## How word2vec can handle unseen / new words to bypass this for new classifications?

7

3

In simple terms, if my classification is based on word2vec as features, what I am supposed to do, if a new word comes, which does not have a word2vec?

I am trying to used word2vec or word vectors for classification based on entity.

For example:

I have to classify the following words in a sentence as:

"Google gives information about Nigeria"


Here, I would like to classify Nigeria as location.

Suppose I have good word2vec vectors for each of the words, based on some readings I came to know that, recurrent neural networks can be used for this. So, word2vec will capture most locations with a kind of similar word vectors.

But my questions are:

a) Suppose a new location is there. lets say, Russia . So, do I need to assign a new word vector for this location ?

b) If my input for training does not have grammatical sense. For example,

" Google information Nigeria " . Everything else Nigeria is associated with a non-location label. Will this condition work for find new location in non-grammatical sentences.

3

One way to do this is to use context information to represent each word along with the w2v vector.
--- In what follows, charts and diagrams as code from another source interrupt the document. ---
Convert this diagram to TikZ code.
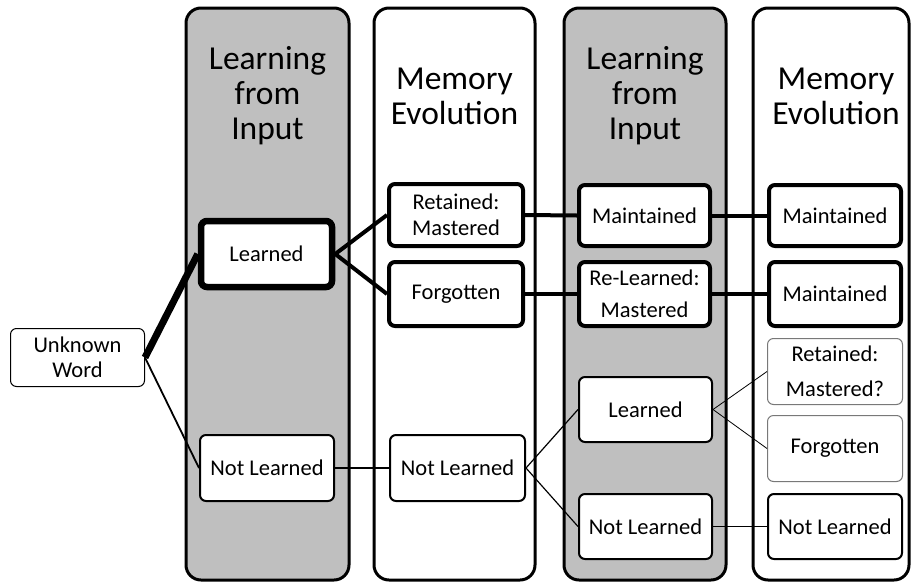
\documentclass[tikz,border=0pt]{standalone}
\usepackage{fontspec}
\setmainfont{Carlito}
\usepackage{tikz}
\usetikzlibrary{positioning}
\definecolor{colgray}{RGB}{191,191,191}
\definecolor{boxedge}{RGB}{120,120,120}

\tikzset{
  column/.style={draw=black,line width=3pt,rounded corners=15pt},
  header/.style={font=\fontsize{33.5}{35}\selectfont,align=center},
  box/.style={draw=black,fill=white,rounded corners=6pt,align=center,
    font=\fontsize{22.5}{25.5}\selectfont,inner sep=0pt},
  boxheavy/.style={box,line width=6.5pt},
  boxthick/.style={box,line width=4pt},
  boxmid/.style={box,line width=2pt},
  boxthin/.style={box,line width=1pt},
  boxlight/.style={box,draw=boxedge,line width=1pt},
  linkheavy/.style={line width=7pt},
  linkthick/.style={line width=4pt},
  linkmid/.style={line width=1.8pt},
  linkthin/.style={line width=1.2pt},
  linklight/.style={line width=0.8pt}
}

\begin{document}
\begin{tikzpicture}[x=1pt,y=-1pt]
  \useasboundingbox (0,0) rectangle (911,587);
  % phases
  \draw[column,fill=colgray] (186,8) rectangle (349,580);
  \draw[column,fill=white] (374,8) rectangle (535,580);
  \draw[column,fill=colgray] (564,8) rectangle (726,580);
  \draw[column,fill=white] (753,8) rectangle (909,580);
  \node[header] (h1) at (267.5,96) {Learning\\from\\Input};
  \node[header] (h2) at (454.5,96) {Memory\\Evolution};
  \node[header] (h3) at (645,96) {Learning\\from\\Input};
  \node[header] (h4) at (836,96) {Memory\\Evolution};

  % words
  \node[boxthin,minimum width=134pt,minimum height=58pt] (uw) at (77.5,357.5) {Unknown\\Word};
  \node[boxheavy,minimum width=131pt,minimum height=66pt] (l1) at (266.5,254) {Learned};
  \node[boxmid,minimum width=134pt,minimum height=66pt] (n1) at (267,468) {Not Learned};
  \node[boxthick,minimum width=134pt,minimum height=62pt] (r2) at (456,215) {Retained:\\Mastered};
  \node[boxthick,minimum width=134pt,minimum height=64pt] (f2) at (456,294) {Forgotten};
  \node[boxmid,minimum width=135pt,minimum height=66pt] (n2) at (457.5,468) {Not Learned};
  \node[boxthick,minimum width=131pt,minimum height=61pt] (m3) at (644.5,215.5) {Maintained};
  \node[boxthick,minimum width=131pt,minimum height=64pt] (rl3) at (644.5,294) {Re-Learned:\\[7pt]Mastered};
  \node[boxmid,minimum width=133pt,minimum height=65pt] (l3) at (645.5,409.5) {Learned};
  \node[boxmid,minimum width=133pt,minimum height=65pt] (n3) at (645.5,526.5) {Not Learned};
  \node[boxthick,minimum width=132pt,minimum height=61pt] (m4) at (835,215.5) {Maintained};
  \node[boxthick,minimum width=132pt,minimum height=64pt] (mm4) at (835,294) {Maintained};
  \node[boxlight,minimum width=135pt,minimum height=66pt] (r4) at (835,371.5) {Retained:\\[10pt]Mastered?};
  \node[boxlight,minimum width=135pt,minimum height=66pt] (f4) at (835,448.5) {Forgotten};
  \node[boxmid,minimum width=134pt,minimum height=65pt] (n4) at (835,526.5) {Not Learned};

  % links
  \draw[linkheavy] (uw.east) -- (l1.west);
  \draw[linkmid] (uw.east) -- (n1.west);
  \draw[linkthick] (l1.east) -- (r2.west);
  \draw[linkthick] (l1.east) -- (f2.west);
  \draw[linkthick] (r2.east) -- (m3.west);
  \draw[linkthick] (f2.east) -- (rl3.west);
  \draw[linkthick] (m3.east) -- (m4.west);
  \draw[linkthick] (rl3.east) -- (mm4.west);
  \draw[linkmid] (n1.east) -- (n2.west);
  \draw[linkthin] (n2.east) -- (l3.west);
  \draw[linkthin] (n2.east) -- (n3.west);
  \draw[linklight] (l3.east) -- (r4.west);
  \draw[linklight] (l3.east) -- (f4.west);
  \draw[linkthin] (n3.east) -- (n4.west);
\end{tikzpicture}
\end{document}
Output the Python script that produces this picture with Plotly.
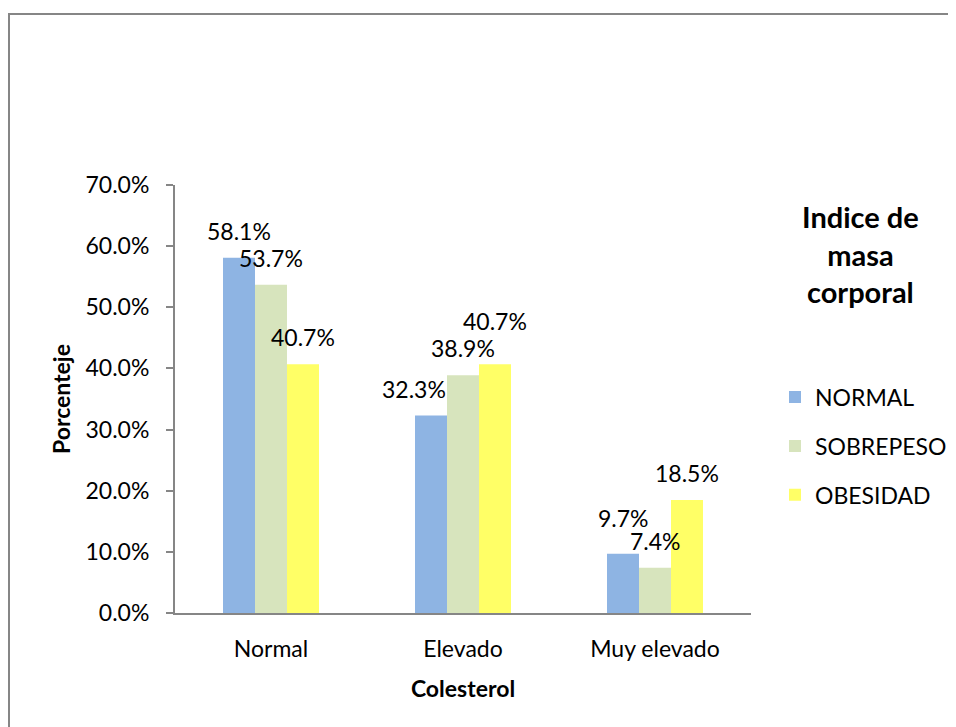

You can choose to represent this information in any way you like: add another 600 dimensions (100D w2v vectors for 3 left and 3 right context words), just another 100D as the sum of context vectors or any other fixed length representation for your context.

When you're training, you can use a version of 'word dropout' that will utilize this information. 20% of the time, set your w2v vectors to zero, forcing your classifier to use the context dimensions to represent the word.

When you encounter a new word, the hope is, the classifier learned to use the context information as well as it learned to use the w2v information.

6Interesting...do you have a reference that uses this technique? – Fred – 2016-03-18T15:08:08.517

Bert is similar @Fred – Learning stats by example – 2020-06-30T23:00:44.983

0

Suppose a new location is there. lets say, Russia . So, do I need to assign a new word vector for this location ?

Define an Unknown Word Vector that is going to represent every word that is not in your list.